Bitcoin, the world’s first digital cryptocurrency, was dealt a massive blow when its biggest exchange Mt. Gox announced the theft of millions of dollars’ worth of bitcoins and its consequent bankruptcy.
In addition, a spate of smaller scale thefts have rocked other digital currencies, such as the USD 600,000 FlexCoin case.
Yet the purchase of bitcoins shows no sign of slowing, and is perhaps even stabilising.
Even as stories continue to break this week, the currency is not only surviving; but gaining – trading almost 10% percent higher last Saturday than the week prior.
With this in mind, I want to take a look at what makes digital currencies so popular, and so enduring.
Overview
Bitcoin is the first real attempt at a digital currency.
It can be bought with other currencies on online exchanges, and exists as a string of code you can store in a ‘bitcoin wallet.’
It’s a guaranteed payment, and just like “real” money, it fluctuates with regards to other currencies, and has its own exchange.
Yet whilst bitcoin shares a lot of traits with real money, part of its popularity and the reasons for its predicted growth is its complete and unerring uniqueness.
One of a kind
The currency can only be produced by a special algorithm which limits the total amount of the bitcoin currency in the world, and furthermore assures that any payment which is made is 100% anonymous and irreversible.

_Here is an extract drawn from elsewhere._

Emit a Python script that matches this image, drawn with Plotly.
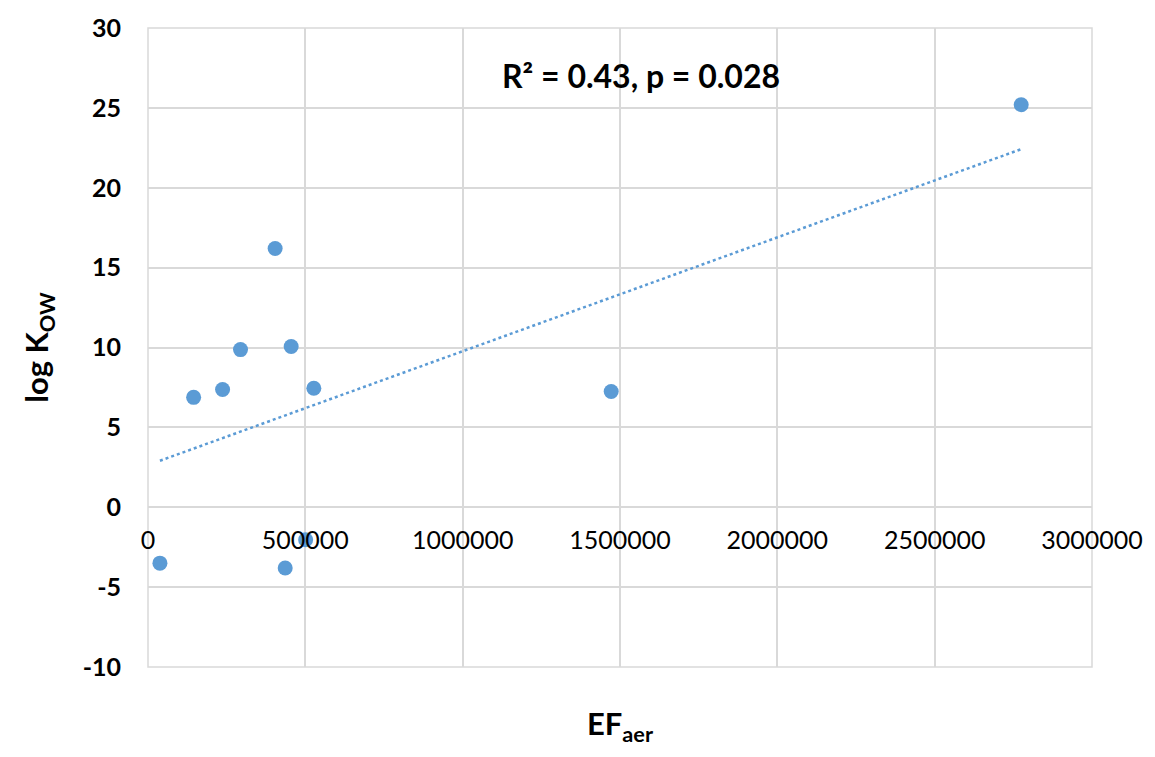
import numpy as np
import plotly.graph_objects as go

# Data
ef_aer = [37900, 145000, 237000, 294000, 404000, 455000, 436000, 501000, 527000, 1472000, 2775000]
log_kow = [-3.5, 6.88, 7.37, 9.87, 16.2, 10.06, -3.8, -2.03, 7.45, 7.25, 25.2]
y_tick_vals = [-10, -5, 0, 5, 10, 15, 20, 25, 30]
y_tick_text = ["-10", "-5", "0", "5", "10", "15", "20", "25", "30"]
annotation_text = "R² = 0.43, p = 0.028"

x = np.array(ef_aer, dtype=float)
y = np.array(log_kow, dtype=float)
slope, intercept = np.polyfit(x, y, 1)
x_fit = np.array([x.min(), x.max()])
y_fit = slope * x_fit + intercept

BLUE = "#5B9BD5"
GRID = "#D9D9D9"
FONT = "Lato"

fig = go.Figure()
fig.add_trace(go.Scatter(
    x=x_fit, y=y_fit, mode="lines",
    line=dict(color=BLUE, width=2.5, dash="dot"),
    showlegend=False, hoverinfo="skip"))
fig.add_trace(go.Scatter(
    x=x, y=y, mode="markers",
    marker=dict(color=BLUE, size=15, line=dict(width=0)),
    showlegend=False))

fig.update_layout(
    width=1155, height=757,
    margin=dict(l=148, r=57, t=20, b=90),
    plot_bgcolor="white", paper_bgcolor="white",
    font=dict(family=FONT, color="#000000"),
    xaxis=dict(
        range=[0, 3000000], dtick=500000, tickformat="d",
        showgrid=True, gridcolor=GRID, gridwidth=1.5,
        zeroline=False, showline=False,
        anchor="free", position=0.25,
        ticks="", ticklabelstandoff=16,
        tickfont=dict(size=25, family=FONT, color="#000000"),
        title=dict(text="<b>EF<sub>aer</sub></b>", font=dict(size=31, family=FONT, color="#000000"),
                   standoff=160),
    ),
    yaxis=dict(
        range=[-10, 30], tickvals=y_tick_vals, ticktext=y_tick_text,
        showgrid=True, gridcolor=GRID, gridwidth=1.5,
        zeroline=False, showline=False,
        ticks="", ticklabelstandoff=26,
        tickfont=dict(size=25, family=FONT, color="#000000", weight="bold"),
        title=dict(text="<b>log K<sub>OW</sub></b>", font=dict(size=31, family=FONT, color="#000000"),
                   standoff=24),
    ),
    annotations=[dict(
        x=0.522, y=0.925, xref="paper", yref="paper", yanchor="middle", xanchor="center",
        text="<b>" + annotation_text + "</b>", showarrow=False,
        font=dict(size=32, family=FONT, color="#000000"))],
)

fig.add_shape(type="rect", xref="paper", yref="paper", x0=0, y0=0, x1=1, y1=1,
              line=dict(color=GRID, width=1.5), layer="below")

fig.write_html("out.html")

In addition, it is completely decentralised, meaning:
- No banks control it
- No mint creates it
- No regulatory authority oversees it.
Three factors that apply to all digital currencies.

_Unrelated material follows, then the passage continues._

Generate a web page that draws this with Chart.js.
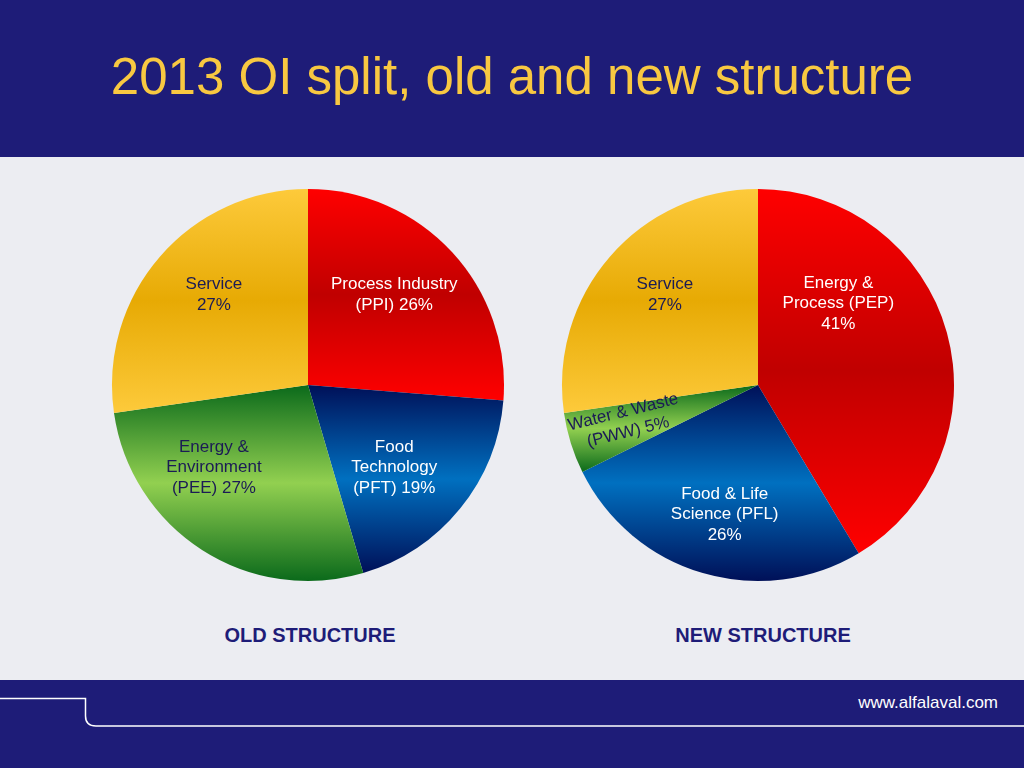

This freedom is the cause of bitcoin’s popularity as an investment, and the reason many are predicting digital currencies will be used more and more in the coming years.
If bitcoin and other digital currencies continues to grow, banks could lose their function as the middle man of transactions – and consequently lose the associated transaction fees.

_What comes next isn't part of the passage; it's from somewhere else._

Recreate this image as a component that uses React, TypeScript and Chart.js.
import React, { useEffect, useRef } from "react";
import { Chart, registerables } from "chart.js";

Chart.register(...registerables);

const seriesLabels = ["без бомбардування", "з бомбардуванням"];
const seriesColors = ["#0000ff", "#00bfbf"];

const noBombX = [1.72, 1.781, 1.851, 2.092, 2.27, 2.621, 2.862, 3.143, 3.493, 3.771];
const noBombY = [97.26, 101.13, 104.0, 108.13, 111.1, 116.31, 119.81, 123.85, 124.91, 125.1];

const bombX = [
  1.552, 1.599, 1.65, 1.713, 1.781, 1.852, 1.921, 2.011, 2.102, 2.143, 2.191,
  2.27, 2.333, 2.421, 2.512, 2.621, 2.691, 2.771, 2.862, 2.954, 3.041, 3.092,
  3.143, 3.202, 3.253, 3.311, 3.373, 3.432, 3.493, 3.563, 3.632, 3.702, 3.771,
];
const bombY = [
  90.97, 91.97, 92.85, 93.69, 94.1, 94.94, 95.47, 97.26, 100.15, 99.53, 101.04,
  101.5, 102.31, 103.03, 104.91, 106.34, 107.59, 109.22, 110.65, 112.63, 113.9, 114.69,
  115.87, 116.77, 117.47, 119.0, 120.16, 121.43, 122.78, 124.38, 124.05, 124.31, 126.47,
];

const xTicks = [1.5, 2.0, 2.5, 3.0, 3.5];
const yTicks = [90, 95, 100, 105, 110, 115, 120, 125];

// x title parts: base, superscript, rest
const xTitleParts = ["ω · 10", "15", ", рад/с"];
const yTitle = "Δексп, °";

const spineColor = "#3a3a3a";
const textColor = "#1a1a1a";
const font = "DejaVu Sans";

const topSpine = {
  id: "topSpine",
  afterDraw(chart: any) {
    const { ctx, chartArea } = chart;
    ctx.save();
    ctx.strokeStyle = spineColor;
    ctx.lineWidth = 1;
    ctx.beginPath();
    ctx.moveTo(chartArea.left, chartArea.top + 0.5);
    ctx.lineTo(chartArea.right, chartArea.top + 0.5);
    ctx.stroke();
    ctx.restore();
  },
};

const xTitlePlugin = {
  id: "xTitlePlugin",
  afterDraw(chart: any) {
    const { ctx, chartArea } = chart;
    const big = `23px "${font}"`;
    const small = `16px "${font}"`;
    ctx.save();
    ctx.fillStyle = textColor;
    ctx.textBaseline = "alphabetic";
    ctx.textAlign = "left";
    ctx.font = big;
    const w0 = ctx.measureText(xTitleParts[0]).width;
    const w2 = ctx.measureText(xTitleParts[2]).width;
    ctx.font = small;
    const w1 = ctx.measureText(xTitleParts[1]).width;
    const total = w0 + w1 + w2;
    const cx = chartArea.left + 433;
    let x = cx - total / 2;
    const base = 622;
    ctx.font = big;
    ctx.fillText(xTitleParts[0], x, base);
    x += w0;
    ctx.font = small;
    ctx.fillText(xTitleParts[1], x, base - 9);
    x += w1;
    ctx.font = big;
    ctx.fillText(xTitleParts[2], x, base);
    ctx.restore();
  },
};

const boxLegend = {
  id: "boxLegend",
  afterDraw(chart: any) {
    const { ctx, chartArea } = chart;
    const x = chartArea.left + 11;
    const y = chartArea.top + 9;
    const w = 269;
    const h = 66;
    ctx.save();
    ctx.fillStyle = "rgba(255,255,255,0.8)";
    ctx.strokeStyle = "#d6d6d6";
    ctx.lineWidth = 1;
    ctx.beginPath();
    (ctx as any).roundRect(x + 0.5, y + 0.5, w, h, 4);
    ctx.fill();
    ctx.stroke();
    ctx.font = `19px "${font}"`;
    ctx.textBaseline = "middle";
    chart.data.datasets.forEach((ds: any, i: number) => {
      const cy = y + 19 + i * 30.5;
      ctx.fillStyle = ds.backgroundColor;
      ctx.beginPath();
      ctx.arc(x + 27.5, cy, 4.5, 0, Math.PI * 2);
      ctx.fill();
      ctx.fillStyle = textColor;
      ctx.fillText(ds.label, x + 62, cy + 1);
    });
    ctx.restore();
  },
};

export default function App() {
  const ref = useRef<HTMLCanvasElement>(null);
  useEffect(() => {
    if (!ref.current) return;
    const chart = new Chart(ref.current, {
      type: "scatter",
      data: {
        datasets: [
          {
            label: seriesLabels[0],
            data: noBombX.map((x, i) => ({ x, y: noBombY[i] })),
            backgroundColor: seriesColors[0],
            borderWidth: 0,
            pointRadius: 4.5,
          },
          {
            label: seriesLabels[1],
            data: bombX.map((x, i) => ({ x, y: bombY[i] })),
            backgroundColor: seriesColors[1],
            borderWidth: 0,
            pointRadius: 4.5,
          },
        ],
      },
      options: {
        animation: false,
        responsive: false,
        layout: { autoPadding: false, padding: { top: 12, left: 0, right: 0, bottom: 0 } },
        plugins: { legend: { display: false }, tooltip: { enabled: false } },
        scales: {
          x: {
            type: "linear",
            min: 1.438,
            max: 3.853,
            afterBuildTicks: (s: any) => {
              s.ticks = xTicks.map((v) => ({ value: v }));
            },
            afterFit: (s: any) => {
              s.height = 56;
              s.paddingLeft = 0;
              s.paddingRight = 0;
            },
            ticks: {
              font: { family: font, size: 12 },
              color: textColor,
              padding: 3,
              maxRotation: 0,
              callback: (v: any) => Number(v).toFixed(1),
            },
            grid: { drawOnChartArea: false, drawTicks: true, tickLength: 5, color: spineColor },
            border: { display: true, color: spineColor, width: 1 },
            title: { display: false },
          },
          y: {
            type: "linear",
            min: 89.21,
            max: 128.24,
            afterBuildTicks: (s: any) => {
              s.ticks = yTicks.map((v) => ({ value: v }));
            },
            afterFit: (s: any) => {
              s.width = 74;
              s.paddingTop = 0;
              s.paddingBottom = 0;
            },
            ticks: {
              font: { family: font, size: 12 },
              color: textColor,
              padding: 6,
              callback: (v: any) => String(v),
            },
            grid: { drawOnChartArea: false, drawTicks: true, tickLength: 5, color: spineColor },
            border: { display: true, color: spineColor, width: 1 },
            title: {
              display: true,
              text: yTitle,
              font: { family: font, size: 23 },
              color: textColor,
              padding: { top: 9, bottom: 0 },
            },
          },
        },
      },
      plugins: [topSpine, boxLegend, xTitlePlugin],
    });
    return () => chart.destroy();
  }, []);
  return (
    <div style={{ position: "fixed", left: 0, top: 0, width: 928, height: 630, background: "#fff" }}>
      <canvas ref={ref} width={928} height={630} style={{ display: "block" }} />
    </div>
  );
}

Because these currencies are global, there are no exchange rates, meaning states don’t determine their worth and can’t tweak that worth to accomplish their needs.
This makes the most radical proponents of the currency see digital currencies as a giant killer – ready and able to take down the traditional banking system.
With great power
With this potential to disrupt states around the world, comes a greater need for it to be regulated.
What many experts believe is that whilst the idea is solid, people are less so, meaning the currencies appear untrustworthy.
Of the many safety concerns which need to be addressed, many of them are humanistic; such as the ease with which digital currencies can be stolen, how hackers can infiltrate and corrupt exchanges, and the relative ease with which they can be used to purchase illegal goods or activities.
With that in mind, I believe it’s time to learn from the mistakes of bitcoin, and develop the next stage in digital currencies; with tighter security, and more regulation over peripheral businesses like exchange companies and websites that accept the digital currency.
It will be the same kind of continual development that marks how the world wide web has developed, and continues to develop, every day.